Output the full listing below exactly, without the pictures.

--- BEGIN ---

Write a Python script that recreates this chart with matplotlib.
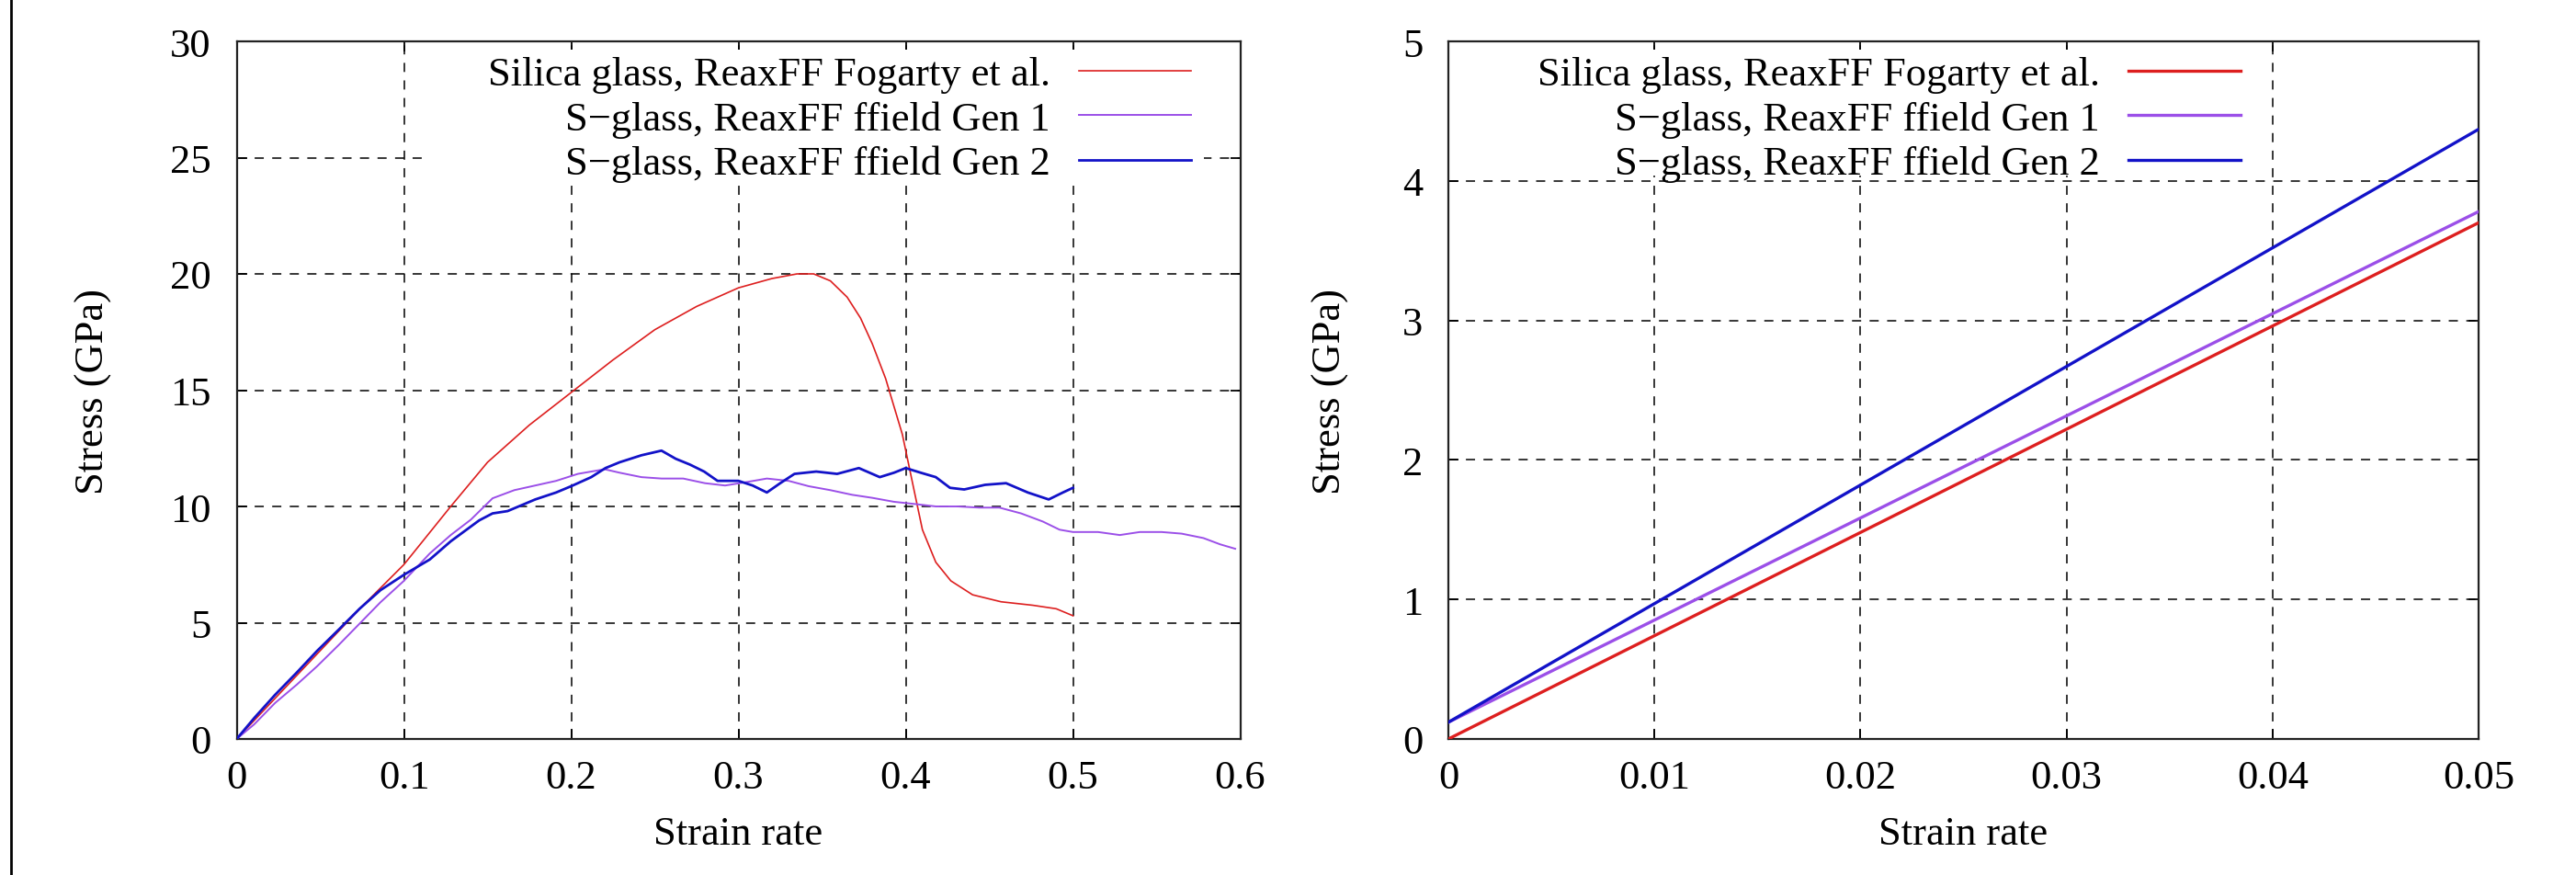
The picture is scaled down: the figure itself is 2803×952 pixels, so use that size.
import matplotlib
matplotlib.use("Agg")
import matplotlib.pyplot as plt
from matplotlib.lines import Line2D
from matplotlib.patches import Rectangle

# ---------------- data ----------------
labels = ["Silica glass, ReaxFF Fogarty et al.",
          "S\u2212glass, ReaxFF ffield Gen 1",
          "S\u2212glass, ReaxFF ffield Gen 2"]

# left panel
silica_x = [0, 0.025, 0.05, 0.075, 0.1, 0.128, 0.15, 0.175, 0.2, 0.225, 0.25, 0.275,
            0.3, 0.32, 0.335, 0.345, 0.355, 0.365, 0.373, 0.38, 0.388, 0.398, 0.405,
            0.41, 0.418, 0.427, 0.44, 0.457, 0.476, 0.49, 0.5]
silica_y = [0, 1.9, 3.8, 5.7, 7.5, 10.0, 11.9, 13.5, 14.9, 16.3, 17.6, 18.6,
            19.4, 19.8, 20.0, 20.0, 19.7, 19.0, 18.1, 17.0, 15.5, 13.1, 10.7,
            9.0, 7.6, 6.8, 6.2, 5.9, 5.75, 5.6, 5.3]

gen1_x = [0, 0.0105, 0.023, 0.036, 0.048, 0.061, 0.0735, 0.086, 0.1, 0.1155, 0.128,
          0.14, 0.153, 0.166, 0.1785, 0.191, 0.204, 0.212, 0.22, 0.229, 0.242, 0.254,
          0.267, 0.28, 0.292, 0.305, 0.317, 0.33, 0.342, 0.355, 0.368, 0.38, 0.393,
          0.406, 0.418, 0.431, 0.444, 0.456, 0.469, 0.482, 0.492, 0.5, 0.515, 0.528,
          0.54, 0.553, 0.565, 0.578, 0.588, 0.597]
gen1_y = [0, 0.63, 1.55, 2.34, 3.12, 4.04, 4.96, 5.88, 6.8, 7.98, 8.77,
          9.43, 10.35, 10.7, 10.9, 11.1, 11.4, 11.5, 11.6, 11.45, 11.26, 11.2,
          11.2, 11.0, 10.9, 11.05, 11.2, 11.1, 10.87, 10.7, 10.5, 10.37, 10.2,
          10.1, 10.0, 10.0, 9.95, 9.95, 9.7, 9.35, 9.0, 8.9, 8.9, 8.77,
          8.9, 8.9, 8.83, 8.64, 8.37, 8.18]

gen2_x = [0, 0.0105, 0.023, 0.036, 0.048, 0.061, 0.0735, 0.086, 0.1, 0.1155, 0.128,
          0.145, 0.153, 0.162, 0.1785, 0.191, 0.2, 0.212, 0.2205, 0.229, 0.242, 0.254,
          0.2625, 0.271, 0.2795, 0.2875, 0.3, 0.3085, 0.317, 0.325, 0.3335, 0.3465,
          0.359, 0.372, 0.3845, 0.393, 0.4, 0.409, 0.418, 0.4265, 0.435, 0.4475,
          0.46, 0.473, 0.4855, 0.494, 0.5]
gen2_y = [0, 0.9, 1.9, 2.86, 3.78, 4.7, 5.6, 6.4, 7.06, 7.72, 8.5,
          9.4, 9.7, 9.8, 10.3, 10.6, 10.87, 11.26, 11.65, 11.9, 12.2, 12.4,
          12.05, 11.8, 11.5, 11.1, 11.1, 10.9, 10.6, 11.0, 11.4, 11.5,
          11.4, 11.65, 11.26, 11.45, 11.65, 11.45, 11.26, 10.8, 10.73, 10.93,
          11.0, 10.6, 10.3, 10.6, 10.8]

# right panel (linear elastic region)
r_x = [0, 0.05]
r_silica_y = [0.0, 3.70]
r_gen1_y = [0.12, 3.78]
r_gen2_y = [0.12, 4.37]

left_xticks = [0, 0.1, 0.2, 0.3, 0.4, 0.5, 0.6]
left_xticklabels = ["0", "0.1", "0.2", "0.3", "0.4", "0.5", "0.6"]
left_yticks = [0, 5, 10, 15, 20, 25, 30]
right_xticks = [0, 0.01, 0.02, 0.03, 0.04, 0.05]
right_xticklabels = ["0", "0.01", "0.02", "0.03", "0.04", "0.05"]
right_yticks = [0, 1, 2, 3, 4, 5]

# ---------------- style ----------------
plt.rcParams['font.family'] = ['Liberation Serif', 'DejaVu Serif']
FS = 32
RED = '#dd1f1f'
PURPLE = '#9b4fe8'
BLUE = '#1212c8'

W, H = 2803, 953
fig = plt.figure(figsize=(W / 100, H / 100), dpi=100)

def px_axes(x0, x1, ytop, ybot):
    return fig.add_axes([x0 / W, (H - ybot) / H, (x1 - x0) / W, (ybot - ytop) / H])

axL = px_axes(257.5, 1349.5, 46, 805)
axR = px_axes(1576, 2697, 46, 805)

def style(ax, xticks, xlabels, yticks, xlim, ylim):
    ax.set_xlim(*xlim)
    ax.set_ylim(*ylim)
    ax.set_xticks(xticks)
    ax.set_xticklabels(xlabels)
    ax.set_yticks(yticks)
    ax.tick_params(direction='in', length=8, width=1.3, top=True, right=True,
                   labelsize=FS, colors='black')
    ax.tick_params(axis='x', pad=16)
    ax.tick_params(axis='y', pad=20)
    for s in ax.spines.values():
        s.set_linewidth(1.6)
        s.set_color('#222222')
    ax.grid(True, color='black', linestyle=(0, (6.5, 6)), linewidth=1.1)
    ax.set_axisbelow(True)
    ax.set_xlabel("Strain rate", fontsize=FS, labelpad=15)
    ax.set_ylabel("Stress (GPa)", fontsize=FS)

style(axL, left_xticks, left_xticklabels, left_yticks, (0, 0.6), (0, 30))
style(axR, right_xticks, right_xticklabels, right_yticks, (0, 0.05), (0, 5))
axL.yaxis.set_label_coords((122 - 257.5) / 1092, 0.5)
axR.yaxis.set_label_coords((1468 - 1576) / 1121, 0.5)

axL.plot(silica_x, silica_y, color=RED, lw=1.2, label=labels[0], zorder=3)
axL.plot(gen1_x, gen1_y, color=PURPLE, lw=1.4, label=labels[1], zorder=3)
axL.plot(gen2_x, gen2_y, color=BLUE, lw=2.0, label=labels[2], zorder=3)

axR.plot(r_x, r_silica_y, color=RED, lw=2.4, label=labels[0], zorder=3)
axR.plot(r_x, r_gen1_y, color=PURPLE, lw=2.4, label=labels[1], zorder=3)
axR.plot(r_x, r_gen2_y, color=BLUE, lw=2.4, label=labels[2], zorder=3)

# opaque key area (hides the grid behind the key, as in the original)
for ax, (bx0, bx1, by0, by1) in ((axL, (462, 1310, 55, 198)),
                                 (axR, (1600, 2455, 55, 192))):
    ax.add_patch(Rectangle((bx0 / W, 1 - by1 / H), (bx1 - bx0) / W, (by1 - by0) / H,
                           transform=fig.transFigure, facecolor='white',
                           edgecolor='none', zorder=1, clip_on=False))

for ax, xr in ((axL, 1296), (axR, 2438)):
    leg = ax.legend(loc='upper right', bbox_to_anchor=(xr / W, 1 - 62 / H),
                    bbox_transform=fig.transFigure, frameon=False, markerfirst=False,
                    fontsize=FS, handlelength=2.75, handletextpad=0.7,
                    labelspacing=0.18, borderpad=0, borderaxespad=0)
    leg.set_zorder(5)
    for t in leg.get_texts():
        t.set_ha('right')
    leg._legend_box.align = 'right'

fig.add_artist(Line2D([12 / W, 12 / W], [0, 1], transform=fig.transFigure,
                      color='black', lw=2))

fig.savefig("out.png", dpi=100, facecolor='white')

--- END ---

[Answer to the exercise]
Write a Python script that recreates this chart with matplotlib.
The picture is scaled down: the figure itself is 2803×952 pixels, so use that size.
import matplotlib
matplotlib.use("Agg")
import matplotlib.pyplot as plt
from matplotlib.lines import Line2D
from matplotlib.patches import Rectangle

# ---------------- data ----------------
labels = ["Silica glass, ReaxFF Fogarty et al.",
          "S\u2212glass, ReaxFF ffield Gen 1",
          "S\u2212glass, ReaxFF ffield Gen 2"]

# left panel
silica_x = [0, 0.025, 0.05, 0.075, 0.1, 0.128, 0.15, 0.175, 0.2, 0.225, 0.25, 0.275,
            0.3, 0.32, 0.335, 0.345, 0.355, 0.365, 0.373, 0.38, 0.388, 0.398, 0.405,
            0.41, 0.418, 0.427, 0.44, 0.457, 0.476, 0.49, 0.5]
silica_y = [0, 1.9, 3.8, 5.7, 7.5, 10.0, 11.9, 13.5, 14.9, 16.3, 17.6, 18.6,
            19.4, 19.8, 20.0, 20.0, 19.7, 19.0, 18.1, 17.0, 15.5, 13.1, 10.7,
            9.0, 7.6, 6.8, 6.2, 5.9, 5.75, 5.6, 5.3]

gen1_x = [0, 0.0105, 0.023, 0.036, 0.048, 0.061, 0.0735, 0.086, 0.1, 0.1155, 0.128,
          0.14, 0.153, 0.166, 0.1785, 0.191, 0.204, 0.212, 0.22, 0.229, 0.242, 0.254,
          0.267, 0.28, 0.292, 0.305, 0.317, 0.33, 0.342, 0.355, 0.368, 0.38, 0.393,
          0.406, 0.418, 0.431, 0.444, 0.456, 0.469, 0.482, 0.492, 0.5, 0.515, 0.528,
          0.54, 0.553, 0.565, 0.578, 0.588, 0.597]
gen1_y = [0, 0.63, 1.55, 2.34, 3.12, 4.04, 4.96, 5.88, 6.8, 7.98, 8.77,
          9.43, 10.35, 10.7, 10.9, 11.1, 11.4, 11.5, 11.6, 11.45, 11.26, 11.2,
          11.2, 11.0, 10.9, 11.05, 11.2, 11.1, 10.87, 10.7, 10.5, 10.37, 10.2,
          10.1, 10.0, 10.0, 9.95, 9.95, 9.7, 9.35, 9.0, 8.9, 8.9, 8.77,
          8.9, 8.9, 8.83, 8.64, 8.37, 8.18]

gen2_x = [0, 0.0105, 0.023, 0.036, 0.048, 0.061, 0.0735, 0.086, 0.1, 0.1155, 0.128,
          0.145, 0.153, 0.162, 0.1785, 0.191, 0.2, 0.212, 0.2205, 0.229, 0.242, 0.254,
          0.2625, 0.271, 0.2795, 0.2875, 0.3, 0.3085, 0.317, 0.325, 0.3335, 0.3465,
          0.359, 0.372, 0.3845, 0.393, 0.4, 0.409, 0.418, 0.4265, 0.435, 0.4475,
          0.46, 0.473, 0.4855, 0.494, 0.5]
gen2_y = [0, 0.9, 1.9, 2.86, 3.78, 4.7, 5.6, 6.4, 7.06, 7.72, 8.5,
          9.4, 9.7, 9.8, 10.3, 10.6, 10.87, 11.26, 11.65, 11.9, 12.2, 12.4,
          12.05, 11.8, 11.5, 11.1, 11.1, 10.9, 10.6, 11.0, 11.4, 11.5,
          11.4, 11.65, 11.26, 11.45, 11.65, 11.45, 11.26, 10.8, 10.73, 10.93,
          11.0, 10.6, 10.3, 10.6, 10.8]

# right panel (linear elastic region)
r_x = [0, 0.05]
r_silica_y = [0.0, 3.70]
r_gen1_y = [0.12, 3.78]
r_gen2_y = [0.12, 4.37]

left_xticks = [0, 0.1, 0.2, 0.3, 0.4, 0.5, 0.6]
left_xticklabels = ["0", "0.1", "0.2", "0.3", "0.4", "0.5", "0.6"]
left_yticks = [0, 5, 10, 15, 20, 25, 30]
right_xticks = [0, 0.01, 0.02, 0.03, 0.04, 0.05]
right_xticklabels = ["0", "0.01", "0.02", "0.03", "0.04", "0.05"]
right_yticks = [0, 1, 2, 3, 4, 5]

# ---------------- style ----------------
plt.rcParams['font.family'] = ['Liberation Serif', 'DejaVu Serif']
FS = 32
RED = '#dd1f1f'
PURPLE = '#9b4fe8'
BLUE = '#1212c8'

W, H = 2803, 953
fig = plt.figure(figsize=(W / 100, H / 100), dpi=100)

def px_axes(x0, x1, ytop, ybot):
    return fig.add_axes([x0 / W, (H - ybot) / H, (x1 - x0) / W, (ybot - ytop) / H])

axL = px_axes(257.5, 1349.5, 46, 805)
axR = px_axes(1576, 2697, 46, 805)

def style(ax, xticks, xlabels, yticks, xlim, ylim):
    ax.set_xlim(*xlim)
    ax.set_ylim(*ylim)
    ax.set_xticks(xticks)
    ax.set_xticklabels(xlabels)
    ax.set_yticks(yticks)
    ax.tick_params(direction='in', length=8, width=1.3, top=True, right=True,
                   labelsize=FS, colors='black')
    ax.tick_params(axis='x', pad=16)
    ax.tick_params(axis='y', pad=20)
    for s in ax.spines.values():
        s.set_linewidth(1.6)
        s.set_color('#222222')
    ax.grid(True, color='black', linestyle=(0, (6.5, 6)), linewidth=1.1)
    ax.set_axisbelow(True)
    ax.set_xlabel("Strain rate", fontsize=FS, labelpad=15)
    ax.set_ylabel("Stress (GPa)", fontsize=FS)

style(axL, left_xticks, left_xticklabels, left_yticks, (0, 0.6), (0, 30))
style(axR, right_xticks, right_xticklabels, right_yticks, (0, 0.05), (0, 5))
axL.yaxis.set_label_coords((122 - 257.5) / 1092, 0.5)
axR.yaxis.set_label_coords((1468 - 1576) / 1121, 0.5)

axL.plot(silica_x, silica_y, color=RED, lw=1.2, label=labels[0], zorder=3)
axL.plot(gen1_x, gen1_y, color=PURPLE, lw=1.4, label=labels[1], zorder=3)
axL.plot(gen2_x, gen2_y, color=BLUE, lw=2.0, label=labels[2], zorder=3)

axR.plot(r_x, r_silica_y, color=RED, lw=2.4, label=labels[0], zorder=3)
axR.plot(r_x, r_gen1_y, color=PURPLE, lw=2.4, label=labels[1], zorder=3)
axR.plot(r_x, r_gen2_y, color=BLUE, lw=2.4, label=labels[2], zorder=3)

# opaque key area (hides the grid behind the key, as in the original)
for ax, (bx0, bx1, by0, by1) in ((axL, (462, 1310, 55, 198)),
                                 (axR, (1600, 2455, 55, 192))):
    ax.add_patch(Rectangle((bx0 / W, 1 - by1 / H), (bx1 - bx0) / W, (by1 - by0) / H,
                           transform=fig.transFigure, facecolor='white',
                           edgecolor='none', zorder=1, clip_on=False))

for ax, xr in ((axL, 1296), (axR, 2438)):
    leg = ax.legend(loc='upper right', bbox_to_anchor=(xr / W, 1 - 62 / H),
                    bbox_transform=fig.transFigure, frameon=False, markerfirst=False,
                    fontsize=FS, handlelength=2.75, handletextpad=0.7,
                    labelspacing=0.18, borderpad=0, borderaxespad=0)
    leg.set_zorder(5)
    for t in leg.get_texts():
        t.set_ha('right')
    leg._legend_box.align = 'right'

fig.add_artist(Line2D([12 / W, 12 / W], [0, 1], transform=fig.transFigure,
                      color='black', lw=2))

fig.savefig("out.png", dpi=100, facecolor='white')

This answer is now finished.